When Carus spoke with the Jackson Hole Daily on Saturday morning, he said he’d visited the scene of the incident, spoken with Star Valley Search and Rescue and was still hoping to speak with one of the snowmobilers in the five-person party.
From what he’d been able to gather, Carus said the group visited Afton every year, flying out from Wisconsin for a month.
All party members had taken at least one avalanche course, some two, he said.
Carus said they’d left Smith Forks on Thursday morning, ridden 10 or 12 miles into an area called The Terraces, and dropped down into the Poker Creek drainage to exit the backcountry.
They were trying to exit the drainage to Smith Fork Road but ended up in a tight spot where the meadow backed up against a small, roughly 100 foot slope.
And when the snowmobiler crossed that slope, about 10 vertical feet above the creek, the snow pulled out beneath him.
His group conducted a beacon search and found him with avalanche probes.
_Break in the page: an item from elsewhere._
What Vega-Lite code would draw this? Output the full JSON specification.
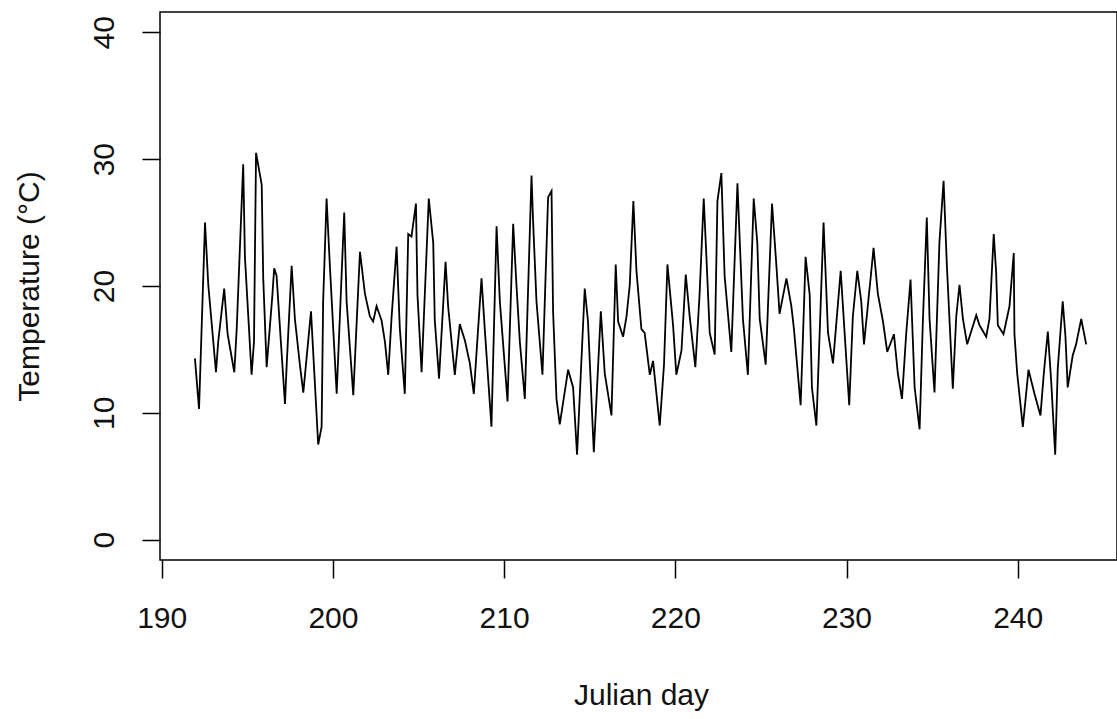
{
  "$schema": "https://vega.github.io/schema/vega-lite/v6.json",
  "autosize": {"type": "none"},
  "padding": {"left": 160, "top": 12, "right": 0, "bottom": 159},
  "width": 957,
  "height": 548,
  "background": "white",
  "config": {
    "view": {"stroke": "black", "strokeWidth": 1.5},
    "axis": {
      "domain": false,
      "grid": false,
      "ticks": true,
      "tickSize": 18,
      "tickColor": "black",
      "tickWidth": 1.5,
      "labelFont": "Liberation Sans",
      "labelFontSize": 30,
      "labelColor": "#111",
      "titleFont": "Liberation Sans",
      "titleFontSize": 30,
      "titleFontWeight": "normal",
      "titleColor": "#111"
    }
  },
  "data": {
    "values": [
      {"day": 191.94, "temp": 14.3},
      {"day": 192.18, "temp": 10.3},
      {"day": 192.53, "temp": 25.0},
      {"day": 192.72, "temp": 20.1},
      {"day": 193.17, "temp": 13.2},
      {"day": 193.3, "temp": 15.6},
      {"day": 193.65, "temp": 19.8},
      {"day": 193.85, "temp": 16.2},
      {"day": 194.24, "temp": 13.2},
      {"day": 194.38, "temp": 16.6},
      {"day": 194.76, "temp": 29.6},
      {"day": 194.86, "temp": 22.3},
      {"day": 195.25, "temp": 13.0},
      {"day": 195.39, "temp": 15.6},
      {"day": 195.51, "temp": 30.5},
      {"day": 195.84, "temp": 28.0},
      {"day": 195.93, "temp": 20.6},
      {"day": 196.13, "temp": 13.6},
      {"day": 196.46, "temp": 19.2},
      {"day": 196.57, "temp": 21.4},
      {"day": 196.71, "temp": 20.8},
      {"day": 196.96, "temp": 15.6},
      {"day": 197.2, "temp": 10.7},
      {"day": 197.3, "temp": 13.8},
      {"day": 197.59, "temp": 21.6},
      {"day": 197.78, "temp": 17.4},
      {"day": 198.07, "temp": 13.8},
      {"day": 198.27, "temp": 11.6},
      {"day": 198.72, "temp": 18.0},
      {"day": 199.14, "temp": 7.5},
      {"day": 199.34, "temp": 8.9},
      {"day": 199.43, "temp": 18.8},
      {"day": 199.63, "temp": 26.9},
      {"day": 199.83, "temp": 21.4},
      {"day": 200.22, "temp": 11.5},
      {"day": 200.66, "temp": 25.8},
      {"day": 200.8, "temp": 18.8},
      {"day": 201.19, "temp": 11.4},
      {"day": 201.58, "temp": 22.7},
      {"day": 201.87, "temp": 19.4},
      {"day": 202.16, "temp": 17.6},
      {"day": 202.35, "temp": 17.2},
      {"day": 202.55, "temp": 18.4},
      {"day": 202.84, "temp": 17.3},
      {"day": 203.04, "temp": 15.6},
      {"day": 203.23, "temp": 13.0},
      {"day": 203.43, "temp": 17.6},
      {"day": 203.72, "temp": 23.1},
      {"day": 203.91, "temp": 16.6},
      {"day": 204.2, "temp": 11.5},
      {"day": 204.4, "temp": 24.1},
      {"day": 204.59, "temp": 23.9},
      {"day": 204.85, "temp": 26.5},
      {"day": 204.94, "temp": 19.3},
      {"day": 205.18, "temp": 13.2},
      {"day": 205.6, "temp": 26.9},
      {"day": 205.86, "temp": 23.4},
      {"day": 205.95, "temp": 17.3},
      {"day": 206.2, "temp": 12.7},
      {"day": 206.58, "temp": 21.9},
      {"day": 206.73, "temp": 18.4},
      {"day": 207.12, "temp": 13.0},
      {"day": 207.41, "temp": 17.0},
      {"day": 207.71, "temp": 15.7},
      {"day": 208.0, "temp": 13.9},
      {"day": 208.23, "temp": 11.5},
      {"day": 208.48, "temp": 16.6},
      {"day": 208.68, "temp": 20.6},
      {"day": 208.87, "temp": 16.6},
      {"day": 209.26, "temp": 8.9},
      {"day": 209.56, "temp": 24.7},
      {"day": 209.75, "temp": 18.8},
      {"day": 210.2, "temp": 10.9},
      {"day": 210.53, "temp": 24.9},
      {"day": 210.72, "temp": 20.1},
      {"day": 210.92, "temp": 15.6},
      {"day": 211.21, "temp": 11.1},
      {"day": 211.6, "temp": 28.7},
      {"day": 211.69, "temp": 25.2},
      {"day": 211.89, "temp": 18.8},
      {"day": 212.24, "temp": 13.0},
      {"day": 212.57, "temp": 27.0},
      {"day": 212.77, "temp": 27.5},
      {"day": 212.86, "temp": 18.0},
      {"day": 213.06, "temp": 11.1},
      {"day": 213.25, "temp": 9.1},
      {"day": 213.74, "temp": 13.4},
      {"day": 214.03, "temp": 12.0},
      {"day": 214.26, "temp": 6.7},
      {"day": 214.71, "temp": 19.8},
      {"day": 214.9, "temp": 17.2},
      {"day": 215.24, "temp": 6.9},
      {"day": 215.65, "temp": 18.0},
      {"day": 215.88, "temp": 13.1},
      {"day": 216.27, "temp": 9.8},
      {"day": 216.52, "temp": 21.7},
      {"day": 216.66, "temp": 17.2},
      {"day": 216.95, "temp": 16.0},
      {"day": 217.15, "temp": 17.6},
      {"day": 217.34, "temp": 20.1},
      {"day": 217.55, "temp": 26.7},
      {"day": 217.73, "temp": 21.2},
      {"day": 218.02, "temp": 16.6},
      {"day": 218.21, "temp": 16.3},
      {"day": 218.51, "temp": 13.0},
      {"day": 218.7, "temp": 14.1},
      {"day": 219.09, "temp": 9.0},
      {"day": 219.34, "temp": 13.8},
      {"day": 219.54, "temp": 21.7},
      {"day": 219.87, "temp": 16.9},
      {"day": 220.06, "temp": 13.0},
      {"day": 220.36, "temp": 14.9},
      {"day": 220.61, "temp": 20.9},
      {"day": 220.84, "temp": 17.6},
      {"day": 221.17, "temp": 13.6},
      {"day": 221.42, "temp": 19.4},
      {"day": 221.66, "temp": 26.9},
      {"day": 221.82, "temp": 22.2},
      {"day": 222.01, "temp": 16.3},
      {"day": 222.3, "temp": 14.6},
      {"day": 222.46, "temp": 26.7},
      {"day": 222.69, "temp": 28.9},
      {"day": 222.88, "temp": 20.8},
      {"day": 223.27, "temp": 14.8},
      {"day": 223.63, "temp": 28.1},
      {"day": 223.76, "temp": 23.7},
      {"day": 223.95, "temp": 17.4},
      {"day": 224.24, "temp": 13.0},
      {"day": 224.58, "temp": 26.9},
      {"day": 224.79, "temp": 23.4},
      {"day": 224.93, "temp": 17.4},
      {"day": 225.28, "temp": 13.8},
      {"day": 225.65, "temp": 26.5},
      {"day": 225.9, "temp": 21.7},
      {"day": 226.09, "temp": 17.8},
      {"day": 226.49, "temp": 20.6},
      {"day": 226.78, "temp": 18.4},
      {"day": 226.93, "temp": 16.6},
      {"day": 227.32, "temp": 10.6},
      {"day": 227.45, "temp": 15.7},
      {"day": 227.61, "temp": 22.3},
      {"day": 227.85, "temp": 19.3},
      {"day": 227.98, "temp": 12.0},
      {"day": 228.24, "temp": 9.0},
      {"day": 228.66, "temp": 25.0},
      {"day": 228.92, "temp": 16.3},
      {"day": 229.21, "temp": 13.9},
      {"day": 229.66, "temp": 21.2},
      {"day": 229.89, "temp": 16.3},
      {"day": 230.16, "temp": 10.6},
      {"day": 230.37, "temp": 17.6},
      {"day": 230.63, "temp": 21.2},
      {"day": 230.86, "temp": 18.8},
      {"day": 231.02, "temp": 15.4},
      {"day": 231.45, "temp": 21.2},
      {"day": 231.58, "temp": 23.0},
      {"day": 231.83, "temp": 19.4},
      {"day": 232.13, "temp": 17.2},
      {"day": 232.38, "temp": 14.8},
      {"day": 232.77, "temp": 16.2},
      {"day": 233.0, "temp": 13.1},
      {"day": 233.24, "temp": 11.1},
      {"day": 233.49, "temp": 16.3},
      {"day": 233.74, "temp": 20.5},
      {"day": 233.98, "temp": 12.0},
      {"day": 234.27, "temp": 8.7},
      {"day": 234.46, "temp": 17.2},
      {"day": 234.69, "temp": 25.4},
      {"day": 234.85, "temp": 17.4},
      {"day": 235.14, "temp": 11.6},
      {"day": 235.43, "temp": 23.5},
      {"day": 235.67, "temp": 28.3},
      {"day": 235.86, "temp": 21.7},
      {"day": 236.21, "temp": 11.9},
      {"day": 236.41, "temp": 17.6},
      {"day": 236.6, "temp": 20.1},
      {"day": 236.8, "temp": 17.4},
      {"day": 237.05, "temp": 15.4},
      {"day": 237.58, "temp": 17.7},
      {"day": 237.77, "temp": 16.9},
      {"day": 238.16, "temp": 16.0},
      {"day": 238.35, "temp": 17.4},
      {"day": 238.6, "temp": 24.1},
      {"day": 238.74, "temp": 21.1},
      {"day": 238.84, "temp": 16.9},
      {"day": 239.17, "temp": 16.2},
      {"day": 239.52, "temp": 18.4},
      {"day": 239.77, "temp": 22.6},
      {"day": 239.81, "temp": 16.2},
      {"day": 239.97, "temp": 13.1},
      {"day": 240.3, "temp": 8.9},
      {"day": 240.63, "temp": 13.4},
      {"day": 240.98, "temp": 11.5},
      {"day": 241.33, "temp": 9.8},
      {"day": 241.53, "temp": 13.2},
      {"day": 241.76, "temp": 16.4},
      {"day": 241.96, "temp": 12.4},
      {"day": 242.19, "temp": 6.7},
      {"day": 242.34, "temp": 13.5},
      {"day": 242.63, "temp": 18.8},
      {"day": 242.79, "temp": 16.0},
      {"day": 242.92, "temp": 12.0},
      {"day": 243.21, "temp": 14.5},
      {"day": 243.41, "temp": 15.4},
      {"day": 243.71, "temp": 17.4},
      {"day": 244.0, "temp": 15.4}
    ]
  },
  "mark": {"type": "line", "color": "black", "strokeWidth": 1.8, "strokeJoin": "miter"},
  "encoding": {
    "x": {
      "field": "day",
      "type": "quantitative",
      "scale": {"domain": [189.9, 245.8], "nice": false, "zero": false},
      "axis": {
        "values": [190, 200, 210, 220, 230, 240],
        "labelPadding": 25,
        "title": "Julian day",
        "titleBaseline": "alphabetic",
        "titleY": 144,
        "titleX": 481
      }
    },
    "y": {
      "field": "temp",
      "type": "quantitative",
      "scale": {"domain": [-1.6, 41.6], "nice": false, "zero": false},
      "axis": {
        "values": [0, 10, 20, 30, 40],
        "labelAngle": -90,
        "labelAlign": "center",
        "labelBaseline": "bottom",
        "labelPadding": 23,
        "title": "Temperature (°C)",
        "titleAngle": -90,
        "titleAlign": "center",
        "titleBaseline": "alphabetic",
        "titleX": -122,
        "titleY": 274
      }
    }
  }
}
But it took about an hour and half to dig him out, Carus said. It appeared that water in the creek interacted with the snow to create slush and high density debris. It was the first avalanche fatality reported near Jackson Hole this year.
The snowmobiler who died was the only person in his party who was caught.
His body was recovered by Star Valley Search and Rescue at 1:30 p.m. Thursday.
A significant storm blew through the Teton area this week, dropping 20 to 30 inches of snow in the Greys River where the fatality occurred. Carus and other forecasters have said the new snow, which fell in significant quantities at lower elevations, has complicated decision making throughout the valley.
On Friday, Teton County Search and Rescue also rescued two local skiers caught in an avalanche while skiing in the backcountry near Snow King. The town hill is at a lower elevation than Jackson Hole Mountain Resort, Grand Targhee Resort and most popular lines on Teton Pass.
“This is the first time this season the snow’s really been deep enough down low to recreate,” Carus said.
But, the avalanche center director said, new snow does not equal safety.
“Our low elevation slopes are just like Togwotee, just junk snow,” Carus said. “Facets with a slab on it. It’s essentially a continental snowpack down low.”
As the week goes on, Carus said skiers and riders should pay particular attention to sun, which can warm snow and increase avalanche hazard later in the day.